Metamath Proof Explorer


Theorem taupi

Description: Relationship between _tau and _pi . This can be seen as connecting the ratio of a circle's circumference to its radius and the ratio of a circle's circumference to its diameter. (Contributed by Jim Kingdon, 19-Feb-2019) (Revised by AV, 1-Oct-2020)

Ref Expression
Assertion taupi
|- _tau = ( 2 x. _pi )

Proof

Step Hyp Ref Expression
1 taupilem2
 |-  _tau <_ ( 2 x. _pi )
2 inss1
 |-  ( RR+ i^i ( `' cos " { 1 } ) ) C_ RR+
3 rpssre
 |-  RR+ C_ RR
4 2 3 sstri
 |-  ( RR+ i^i ( `' cos " { 1 } ) ) C_ RR
5 2rp
 |-  2 e. RR+
6 pirp
 |-  _pi e. RR+
7 rpmulcl
 |-  ( ( 2 e. RR+ /\ _pi e. RR+ ) -> ( 2 x. _pi ) e. RR+ )
8 5 6 7 mp2an
 |-  ( 2 x. _pi ) e. RR+
9 cos2pi
 |-  ( cos ` ( 2 x. _pi ) ) = 1
10 taupilem3
 |-  ( ( 2 x. _pi ) e. ( RR+ i^i ( `' cos " { 1 } ) ) <-> ( ( 2 x. _pi ) e.

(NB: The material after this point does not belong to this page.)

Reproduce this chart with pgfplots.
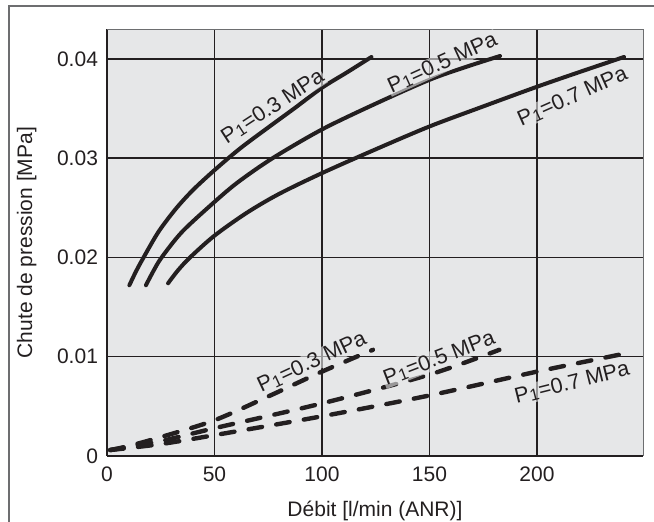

RR+ /\ ( cos ` ( 2 x. _pi ) ) = 1 ) )
11 8 9 10 mpbir2an
 |-  ( 2 x. _pi ) e. ( RR+ i^i ( `' cos " { 1 } ) )
12 11 ne0ii
 |-  ( RR+ i^i ( `' cos " { 1 } ) ) =/= (/)
13 taupilemrplb
 |-  E. x e. RR A. y e. ( RR+ i^i ( `' cos " { 1 } ) ) x <_ y
14 4 12 13 3pm3.2i
 |-  ( ( RR+ i^i ( `' cos " { 1 } ) ) C_ RR /\ ( RR+ i^i ( `' cos " { 1 } ) ) =/= (/) /\ E. x e. RR A. y e. ( RR+ i^i ( `' cos " { 1 } ) ) x <_ y )
15 2re
 |-  2 e. RR
16 pire
 |-  _pi e. RR
17 15 16 remulcli
 |-  ( 2 x. _pi ) e. RR
18 infregelb
 |-  ( ( ( ( RR+ i^i ( `' cos " { 1 } ) ) C_ RR /\ ( RR+ i^i ( `' cos " { 1 } ) ) =/= (/) /\ E. x e. RR A. y e. ( RR+ i^i ( `' cos " { 1 } ) ) x <_ y ) /\ ( 2 x. _pi ) e. RR ) -> ( ( 2 x. _pi ) <_ inf ( ( RR+ i^i ( `' cos " { 1 } ) ) , RR , < ) <-> A. x e. ( RR+ i^i ( `' cos " { 1 } ) ) ( 2 x. _pi ) <_ x ) )
19 14 17 18 mp2an
 |-  ( ( 2 x. _pi ) <_ inf ( ( RR+ i^i ( `' cos " { 1 } ) ) , RR , < ) <-> A. x e. ( RR+ i^i ( `' cos " { 1 } ) ) ( 2 x. _pi ) <_ x )
20 taupilem3
 |-  ( x e. ( RR+ i^i ( `' cos " { 1 } ) ) <-> ( x e. RR+ /\ ( cos ` x ) = 1 ) )
21 taupilem1
 |-  ( ( x e. RR+ /\ ( cos ` x ) = 1 ) -> ( 2 x. _pi ) <_ x )
22 20 21 sylbi
 |-  ( x e. ( RR+ i^i ( `' cos " { 1 } ) ) -> ( 2 x. _pi ) <_ x )
23 19 22 mprgbir
 |-  ( 2 x. _pi ) <_ inf ( ( RR+ i^i ( `' cos " { 1 } ) ) , RR , < )
24 df-tau
 |-  _tau = inf ( ( RR+ i^i ( `' cos " { 1 } ) ) , RR , < )
25 23 24 breqtrri
 |-  ( 2 x. _pi ) <_ _tau
26 infrecl
 |-  ( ( ( RR+ i^i ( `' cos " { 1 } ) ) C_ RR /\ ( RR+ i^i ( `' cos " { 1 } ) ) =/= (/) /\ E. x e. RR A. y e. ( RR+ i^i ( `' cos " { 1 } ) ) x <_ y ) -> inf ( ( RR+ i^i ( `' cos " { 1 } ) ) , RR , < ) e. RR )
27 14 26 ax-mp
 |-  inf ( ( RR+ i^i ( `' cos " { 1 } ) ) , RR , < ) e. RR
28 24 27 eqeltri
 |-  _tau e. RR
29 28 17 letri3i
 |-  ( _tau = ( 2 x. _pi ) <-> ( _tau <_ ( 2 x. _pi ) /\ ( 2 x. _pi ) <_ _tau ) )
30 1 25 29 mpbir2an
 |-  _tau = ( 2 x. _pi )